Well, 50k bits is only 6K bytes. But it it can be a lot more when a board has 81 squares, and there are 14 piece types x 2 colors, and you need keys for pieces that are held in hand as well. By modern standards a few dozen KB might seems like nothing, but it should not be compared to L1-cache space of typically 32KB, rather than the two-orders-of-magnitude-slower RAM.

> How do you know? Do you know of a study like Hyatt-Cozzie which I cited?

This is the study where they show that even an extremely high rate of

**key collisions**(like 1 in 1000 probes) has virtually no impact on the search (scores or duration) at all, right? Note that is not the type of collisions you address: key collisions are enormously more damaging, because they make the hash probe return an arbitrarily wrong score. The 'storage collisions' you are dealing with are far more benign: they do not result in any errors, but only give a little slowdown due to the engine having to re-search the position, and sometimes a missed opportunity for grafting.

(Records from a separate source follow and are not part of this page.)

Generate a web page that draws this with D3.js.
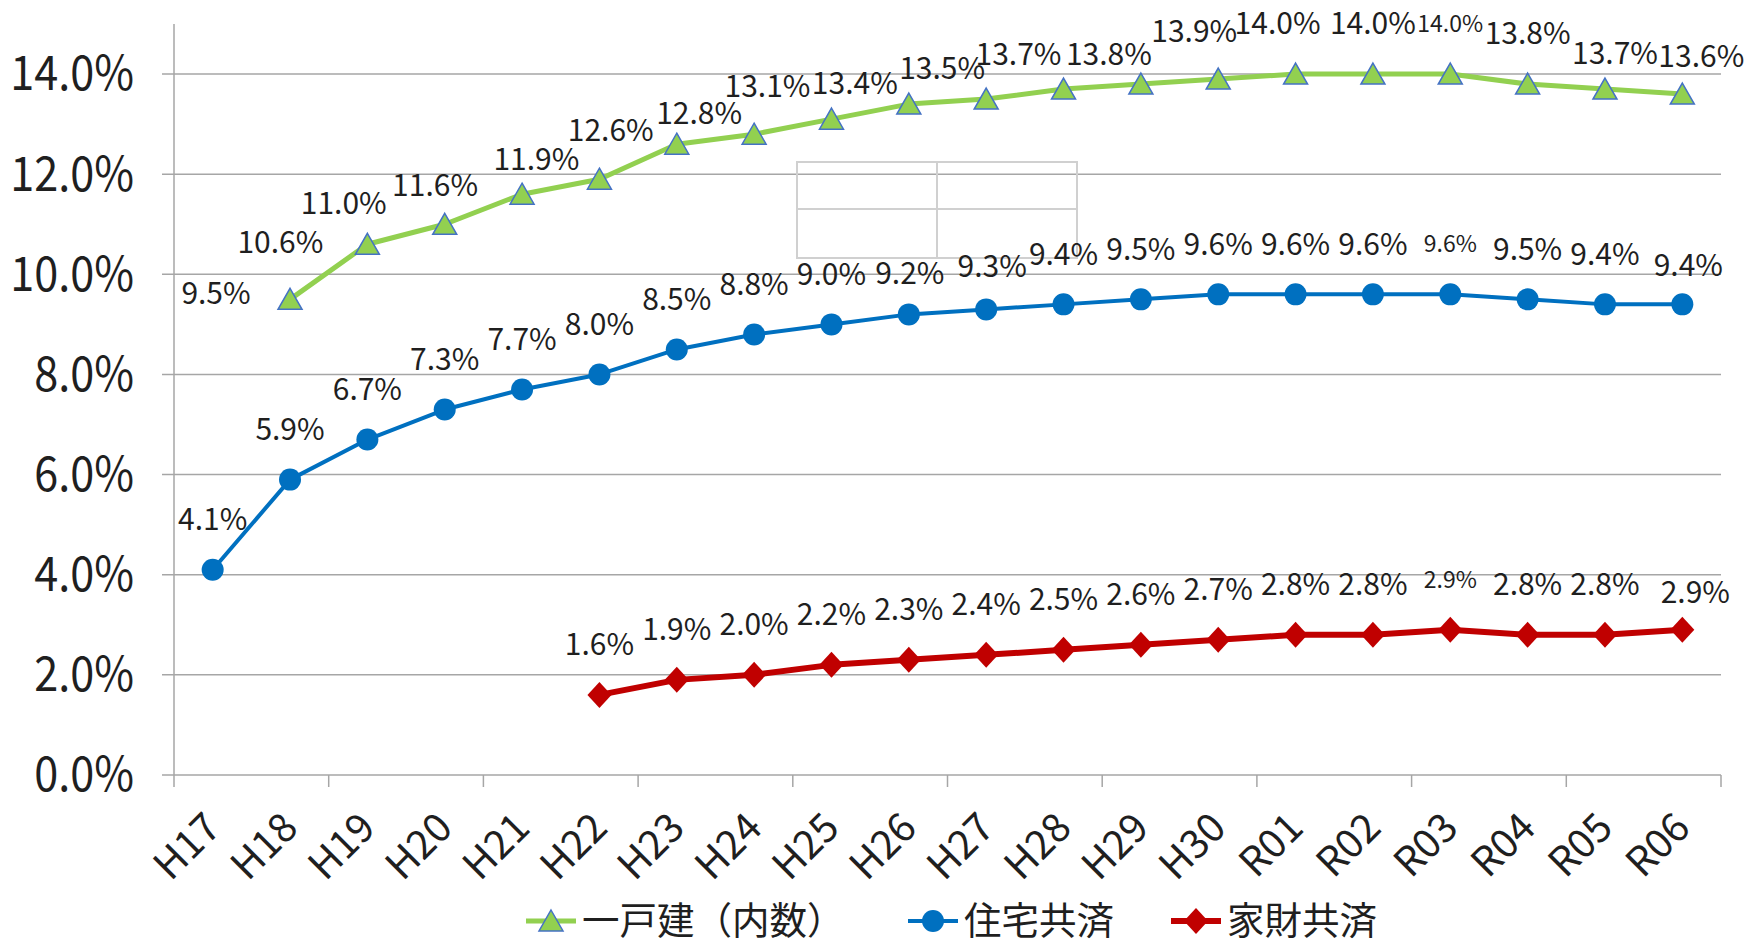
<!DOCTYPE html>
<html>
<head>
<meta charset="utf-8">
<script src="https://cdn.jsdelivr.net/npm/d3@7"></script>
<style>
  body { margin: 0; background: #fff; }
  svg { display: block; }
</style>
</head>
<body>
<div id="chart"></div>
<script>
// categories (fiscal years)
var categories = ["H17", "H18", "H19", "H20", "H21", "H22", "H23", "H24", "H25", "H26",
  "H27", "H28", "H29", "H30", "R01", "R02", "R03", "R04", "R05", "R06"];

// 一戸建（内数）
var kodate = [null, 0.095, 0.106, 0.110, 0.116, 0.119, 0.126, 0.128, 0.131, 0.134,
  0.135, 0.137, 0.138, 0.139, 0.140, 0.140, 0.140, 0.138, 0.137, 0.136];
// 住宅共済
var jutaku = [0.041, 0.059, 0.067, 0.073, 0.077, 0.080, 0.085, 0.088, 0.090, 0.092,
  0.093, 0.094, 0.095, 0.096, 0.096, 0.096, 0.096, 0.095, 0.094, 0.094];
// 家財共済
var kazai = [null, null, null, null, null, 0.016, 0.019, 0.020, 0.022, 0.023,
  0.024, 0.025, 0.026, 0.027, 0.028, 0.028, 0.029, 0.028, 0.028, 0.029];

var seriesNames = ["一戸建（内数）", "住宅共済", "家財共済"];
var yTicks = [0, 0.02, 0.04, 0.06, 0.08, 0.10, 0.12, 0.14];

// label placement tweaks (px from marker), as moved by hand in the original
var kodateLabelShift = {
  H18: [-74, -6], H19: [-87, -1], H20: [-101, -20], H21: [-87, -8], H22: [-63, -19],
  H23: [-66, -13], H24: [-55, -20], H25: [-64, -32], H26: [-54, -20], H27: [-44, -30],
  H28: [-45, -34], H29: [-32, -29], H30: [-24, -47], R01: [-18, -50], R05: [10, -35], R06: [19, -37]
};
var jutakuLabelShift = { H26: [1, -41], H27: [6, -43], R06: [6, -39] };
var kazaiLabelShift = { R06: [13, -37] };
var smallLabel = ["R03"];

var svgWidth = 1756, svgHeight = 944;
var margin = { top: 24, right: 35, bottom: 169, left: 174 };
var width = svgWidth - margin.left - margin.right;
var height = svgHeight - margin.top - margin.bottom;

var font = "'Noto Sans CJK JP', sans-serif";

var svg = d3.select("#chart")
  .append("svg")
  .attr("width", svgWidth)
  .attr("height", svgHeight)
  .attr("font-family", font);

var g = svg.append("g")
  .attr("transform", `translate(${margin.left}, ${margin.top})`);

var x = d3.scaleBand().domain(categories).range([0, width]).padding(0);
var y = d3.scaleLinear().domain([0, 0.15]).range([height, 0]);
var cx = d => x(d) + x.bandwidth() / 2;

// gridlines + y labels
g.selectAll(".grid")
  .data(yTicks)
  .enter()
  .append("line")
  .attr("x1", -12)
  .attr("x2", width)
  .attr("y1", d => y(d))
  .attr("y2", d => y(d))
  .attr("stroke", "#a6a6a6")
  .attr("stroke-width", 1.5);

g.selectAll(".ylab")
  .data(yTicks)
  .enter()
  .append("text")
  .attr("transform", d => `translate(-40, ${y(d)}) scale(0.9, 1)`)
  .attr("dy", "0.34em")
  .attr("text-anchor", "end")
  .attr("font-size", 48)
  .attr("fill", "#1f1f1f")
  .text(d => d3.format(".1%")(d));

// y axis line
g.append("line")
  .attr("x1", 0).attr("x2", 0)
  .attr("y1", 0).attr("y2", height)
  .attr("stroke", "#a6a6a6")
  .attr("stroke-width", 1.5);

// x tick marks every 2 categories
var tickIdx = d3.range(0, categories.length + 1, 2);
g.selectAll(".xtick")
  .data(tickIdx)
  .enter()
  .append("line")
  .attr("x1", i => i * x.step())
  .attr("x2", i => i * x.step())
  .attr("y1", height)
  .attr("y2", height + 12)
  .attr("stroke", "#a6a6a6")
  .attr("stroke-width", 1.5);

g.selectAll(".xlab")
  .data(categories)
  .enter()
  .append("text")
  .attr("transform", d => `translate(${cx(d) + 10}, ${height + 55}) rotate(-45)`)
  .attr("text-anchor", "end")
  .attr("font-size", 40)
  .attr("fill", "#1f1f1f")
  .text(d => d);

// empty table artefact in the original
var boxG = g.append("g").attr("fill", "none").attr("stroke", "#d0d0d0").attr("stroke-width", 2);
boxG.append("rect").attr("x", 797 - margin.left).attr("y", 162 - margin.top).attr("width", 280).attr("height", 96);
boxG.append("line").attr("x1", 937 - margin.left).attr("x2", 937 - margin.left).attr("y1", 162 - margin.top).attr("y2", 258 - margin.top);
boxG.append("line").attr("x1", 797 - margin.left).attr("x2", 1077 - margin.left).attr("y1", 209 - margin.top).attr("y2", 209 - margin.top);

// series
var triangle = "M0,-11L12,10L-12,10Z";
var circle = d3.symbol().type(d3.symbolCircle).size(Math.PI * 11 * 11)();
var diamond = "M0,-13L12,0L0,13L-12,0Z";

var series = [
  { name: seriesNames[0], values: kodate, color: "#92d050", lw: 5, marker: triangle, mstroke: "#4472c4", shift: kodateLabelShift },
  { name: seriesNames[1], values: jutaku, color: "#0070c0", lw: 4, marker: circle, mstroke: "none", shift: jutakuLabelShift },
  { name: seriesNames[2], values: kazai, color: "#c00000", lw: 6, marker: diamond, mstroke: "none", shift: kazaiLabelShift }
];

var line = d3.line()
  .defined(d => d.v != null)
  .x(d => cx(d.c))
  .y(d => y(d.v));

series.forEach(function (s) {
  var pts = categories.map((c, i) => ({ c: c, v: s.values[i] }));
  var valid = pts.filter(d => d.v != null);

  g.append("path")
    .datum(pts)
    .attr("fill", "none")
    .attr("stroke", s.color)
    .attr("stroke-width", s.lw)
    .attr("stroke-linejoin", "round")
    .attr("d", line);

  g.selectAll(null)
    .data(valid)
    .enter()
    .append("path")
    .attr("transform", d => `translate(${cx(d.c)}, ${y(d.v)})`)
    .attr("d", s.marker)
    .attr("fill", s.color)
    .attr("stroke", s.mstroke)
    .attr("stroke-width", 1.5);

  g.selectAll(null)
    .data(valid)
    .enter()
    .append("text")
    .attr("x", d => cx(d.c) + (s.shift[d.c] ? s.shift[d.c][0] : 0))
    .attr("y", d => y(d.v) + (s.shift[d.c] ? s.shift[d.c][1] : -50))
    .attr("dy", "0.34em")
    .attr("text-anchor", "middle")
    .attr("font-size", d => smallLabel.includes(d.c) ? 23 : 30)
    .attr("fill", "#1f1f1f")
    .text(d => d3.format(".1%")(d.v));
});

// legend
var legendX = [526, 908, 1171];
var legend = svg.append("g");
series.forEach(function (s, i) {
  var lx = legendX[i], ly = 921;
  legend.append("line")
    .attr("x1", lx).attr("x2", lx + 50)
    .attr("y1", ly).attr("y2", ly)
    .attr("stroke", s.color)
    .attr("stroke-width", s.lw);
  legend.append("path")
    .attr("transform", `translate(${lx + 25}, ${ly})`)
    .attr("d", s.marker)
    .attr("fill", s.color)
    .attr("stroke", s.mstroke)
    .attr("stroke-width", 1.5);
  legend.append("text")
    .attr("x", lx + 56)
    .attr("y", ly)
    .attr("dy", "0.35em")
    .attr("font-size", 37.5)
    .attr("fill", "#1f1f1f")
    .text(s.name);
});
</script>
</body>
</html>
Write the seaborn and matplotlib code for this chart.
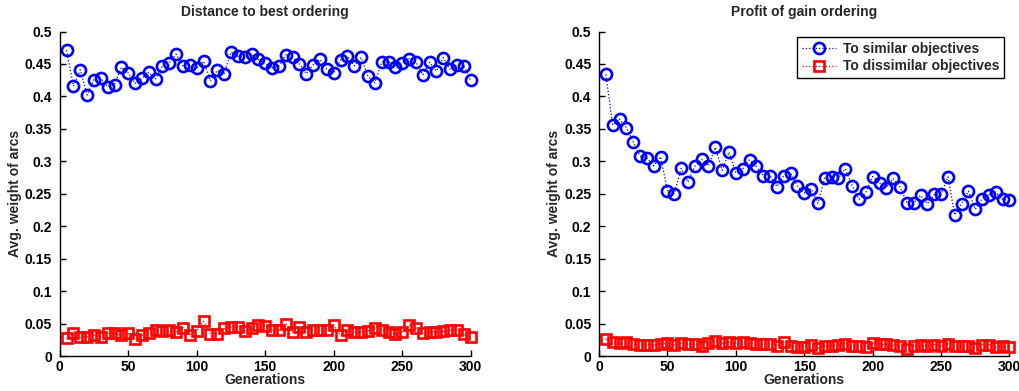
import numpy as np
import pandas as pd
import matplotlib
matplotlib.use("Agg")
import matplotlib.pyplot as plt
import seaborn as sns

generations = list(range(5, 301, 5))

left_similar = [0.471, 0.416, 0.441, 0.402, 0.426, 0.428, 0.415, 0.418, 0.445, 0.436,
                0.420, 0.428, 0.437, 0.427, 0.447, 0.452, 0.465, 0.447, 0.449, 0.443,
                0.454, 0.424, 0.440, 0.435, 0.468, 0.462, 0.460, 0.465, 0.457, 0.451,
                0.444, 0.447, 0.464, 0.460, 0.450, 0.435, 0.4485, 0.457, 0.442, 0.436,
                0.456, 0.462, 0.447, 0.460, 0.431, 0.421, 0.4525, 0.4535, 0.446, 0.451,
                0.458, 0.453, 0.433, 0.4525, 0.439, 0.4597, 0.442, 0.4485, 0.4475, 0.4245]

left_dissimilar = [0.027, 0.0347, 0.0286, 0.0297, 0.032, 0.029, 0.0357, 0.0347, 0.032, 0.0347,
                   0.0266, 0.0317, 0.0357, 0.0408, 0.038, 0.0398, 0.037, 0.0434, 0.0327, 0.039,
                   0.0535, 0.0342, 0.0342, 0.0424, 0.0444, 0.0444, 0.0378, 0.0424, 0.0485, 0.046,
                   0.0398, 0.0398, 0.050, 0.037, 0.045, 0.037, 0.0408, 0.0408, 0.0398, 0.0474,
                   0.0317, 0.0408, 0.037, 0.037, 0.0388, 0.0434, 0.0408, 0.037, 0.0332, 0.037,
                   0.0474, 0.0434, 0.0347, 0.037, 0.037, 0.038, 0.0398, 0.0408, 0.0332, 0.0297]

right_similar = [0.434, 0.356, 0.365, 0.352, 0.330, 0.308, 0.305, 0.293, 0.307, 0.255,
                 0.250, 0.289, 0.268, 0.292, 0.303, 0.293, 0.3215, 0.286, 0.314, 0.282,
                 0.288, 0.302, 0.292, 0.278, 0.278, 0.261, 0.278, 0.282, 0.262, 0.2515,
                 0.2577, 0.2351, 0.2745, 0.276, 0.2745, 0.2883, 0.2627, 0.2413, 0.2525, 0.2765,
                 0.2669, 0.2592, 0.2735, 0.2607, 0.2362, 0.2362, 0.2474, 0.2347, 0.2489, 0.2489,
                 0.276, 0.2172, 0.2347, 0.254, 0.2259, 0.2423, 0.2485, 0.2525, 0.2413, 0.2397]

right_dissimilar = [0.0262, 0.0211, 0.0195, 0.0211, 0.0185, 0.017, 0.017, 0.017, 0.0185, 0.0195,
                    0.017, 0.0195, 0.018, 0.018, 0.0159, 0.0195, 0.0231, 0.0195, 0.0211, 0.0195,
                    0.022, 0.0205, 0.018, 0.018, 0.0185, 0.0159, 0.0211, 0.0159, 0.0144, 0.0144,
                    0.0165, 0.012, 0.0154, 0.0154, 0.0175, 0.019, 0.0154, 0.0154, 0.014, 0.0195,
                    0.018, 0.018, 0.0165, 0.0149, 0.011, 0.0154, 0.0165, 0.0154, 0.0175, 0.0154,
                    0.019, 0.016, 0.0154, 0.0154, 0.0128, 0.0175, 0.0175, 0.0144, 0.0154, 0.0133]

titles = ["Distance to best ordering", "Profit of gain ordering"]
xlabel = "Generations"
ylabel = "Avg. weight of arcs"
series_labels = ["To similar objectives", "To dissimilar objectives"]
xticks = [0, 50, 100, 150, 200, 250, 300]
yticks = [0, 0.05, 0.1, 0.15, 0.2, 0.25, 0.3, 0.35, 0.4, 0.45, 0.5]
ytick_labels = ["0", "0.05", "0.1", "0.15", "0.2", "0.25", "0.3", "0.35", "0.4", "0.45", "0.5"]

sns.set_theme(style="ticks")
plt.rcParams["font.family"] = ["Liberation Sans", "DejaVu Sans"]
plt.rcParams["font.weight"] = "bold"
plt.rcParams["axes.labelweight"] = "bold"
plt.rcParams["axes.titleweight"] = "bold"

fig = plt.figure(figsize=(10.2, 3.91), dpi=100)
W, H = 1020, 391
ax_left = fig.add_axes([59.7 / W, (H - 356) / H, 411 / W, 324.5 / H])
ax_right = fig.add_axes([599 / W, (H - 356) / H, 410.5 / W, 324.5 / H])

panels = [(ax_left, left_similar, left_dissimilar), (ax_right, right_similar, right_dissimilar)]

for i, (ax, sim, dis) in enumerate(panels):
    df = pd.DataFrame({"gen": generations, "sim": sim, "dis": dis})
    sns.lineplot(data=df, x="gen", y="sim", ax=ax, color="#0000ff", linestyle=":",
                 linewidth=0.9, marker="o", markersize=8, markerfacecolor="none",
                 markeredgecolor="#0000ff", markeredgewidth=1.9, label=series_labels[0],
                 clip_on=False)
    sns.lineplot(data=df, x="gen", y="dis", ax=ax, color="#ff0000", linestyle=":",
                 linewidth=0.9, marker="s", markersize=7.3, markerfacecolor="none",
                 markeredgecolor="#ff0000", markeredgewidth=1.9, label=series_labels[1],
                 clip_on=False)
    ax.set_xlim(0, 300)
    ax.set_ylim(0, 0.5)
    ax.set_xticks(xticks)
    ax.set_xticklabels([str(t) for t in xticks], fontsize=10, fontweight="bold")
    ax.set_yticks(yticks)
    ax.set_yticklabels(ytick_labels, fontsize=10, fontweight="bold")
    ax.tick_params(direction="in", length=4, width=1, colors="black")
    ax.tick_params(axis="y", pad=5.5)
    ax.tick_params(axis="x", pad=3)
    ax.set_xlabel(xlabel, fontsize=10, fontweight="bold", labelpad=-1)
    ax.set_ylabel(ylabel, fontsize=10, fontweight="bold", labelpad=2)
    ax.set_title(titles[i], fontsize=10, fontweight="bold", pad=11)
    for side in ["top", "right"]:
        ax.spines[side].set_visible(False)
    for side in ["left", "bottom"]:
        ax.spines[side].set_color("black")
        ax.spines[side].set_linewidth(1.0)
    if i == 0:
        ax.get_legend().remove()
    else:
        leg = ax.legend(loc="upper right", fontsize=10, frameon=True, fancybox=False,
                        borderpad=0.35, handlelength=2.4, handletextpad=0.5,
                        labelspacing=0.25, borderaxespad=0.4)
        leg.get_frame().set_edgecolor("black")
        leg.get_frame().set_linewidth(1.0)
        leg.get_frame().set_alpha(1.0)
        for t in leg.get_texts():
            t.set_fontweight("bold")

fig.savefig("out.png", dpi=100)
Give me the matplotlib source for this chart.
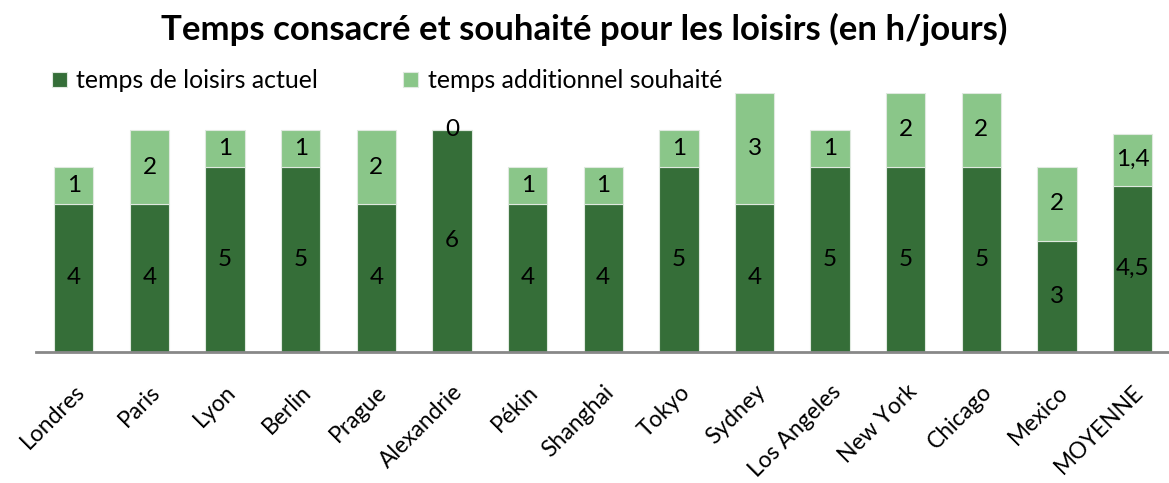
import numpy as np
import matplotlib.pyplot as plt

# data
villes = ['Londres', 'Paris', 'Lyon', 'Berlin', 'Prague', 'Alexandrie', 'Pékin', 'Shanghai',
          'Tokyo', 'Sydney', 'Los Angeles', 'New York', 'Chicago', 'Mexico', 'MOYENNE']
actuel = [4, 4, 5, 5, 4, 6, 4, 4, 5, 4, 5, 5, 5, 3, 4.5]
souhaite = [1, 2, 1, 1, 2, 0, 1, 1, 1, 3, 1, 2, 2, 2, 1.4]

dark = '#356E38'
light = '#8AC689'

plt.rcParams['font.family'] = ['Lato', 'DejaVu Sans']

fig = plt.figure(figsize=(11.69, 4.83), dpi=100)
ax = fig.add_axes([36 / 1169, 1 - 352 / 483, 1 - 36 / 1169, (352 - 93) / 483])

x = np.arange(len(villes))
b1 = ax.bar(x, actuel, width=0.52, color=dark, edgecolor='#dfe9df', linewidth=0.8,
            label='temps de loisirs actuel')
b2 = ax.bar(x, souhaite, width=0.52, bottom=actuel, color=light, edgecolor='#dfe9df',
            linewidth=0.8, label='temps additionnel souhaité')


def fmt(v):
    s = ('%g' % v).replace('.', ',')
    return s


for i in range(len(villes)):
    ax.text(x[i], actuel[i] / 2, fmt(actuel[i]), ha='center', va='center', fontsize=17.5)
    ax.text(x[i], actuel[i] + souhaite[i] / 2, fmt(souhaite[i]), ha='center', va='center',
            fontsize=17.5)

ax.set_xlim(-0.5, 14.48)
ax.set_ylim(0, 7)
ax.set_yticks([])
for s in ['top', 'right', 'left']:
    ax.spines[s].set_visible(False)
ax.spines['bottom'].set_color('#888888')
ax.spines['bottom'].set_linewidth(2)

ax.set_xticks(x)
ax.set_xticklabels(villes, rotation=45, ha='right', va='top', rotation_mode='anchor',
                   fontsize=16.5)
ax.tick_params(axis='x', length=0, pad=21)

fig.text(0.5, 0.94, 'Temps consacré et souhaité pour les loisirs (en h/jours)',
         ha='center', va='center', fontsize=25, fontweight='bold')

ax.legend(loc='upper left', bbox_to_anchor=(0.005, 1.13), ncol=2, frameon=False,
          fontsize=17.9, handlelength=0.6, handleheight=0.6, handletextpad=0.4,
          columnspacing=3.4, borderaxespad=0)

fig.savefig('out.png', dpi=100)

I am not sure why you say testing any of this could require huge amounts of computer time, but that is perhaps because it is a bit vague to me what exactly you want to test. I would think it is quite easy to test whether the quality of the random generator affects the frequency of occurrence of the 'anomalies' in searches from the given position. Just try a couple of hundred searches with different sets of keys obtained from a perfect generator, and from one with a known poor one, and count the number of anomalies these searches report. That should tell you whether the anomalies you observe can be affected by the type of random generator used. How can I be pretty sure that you will find they don't? Because to affect the grafting effect while keeping the average number of storage collisions (determined by hash and tree size) the same, it would be necessary that the random generator can predict which positions are tactically quiet, and which positions are pregnant with forks or skewers, just from the hash key. Which seems a pretty much impossible task even for an algorithm designed to do this.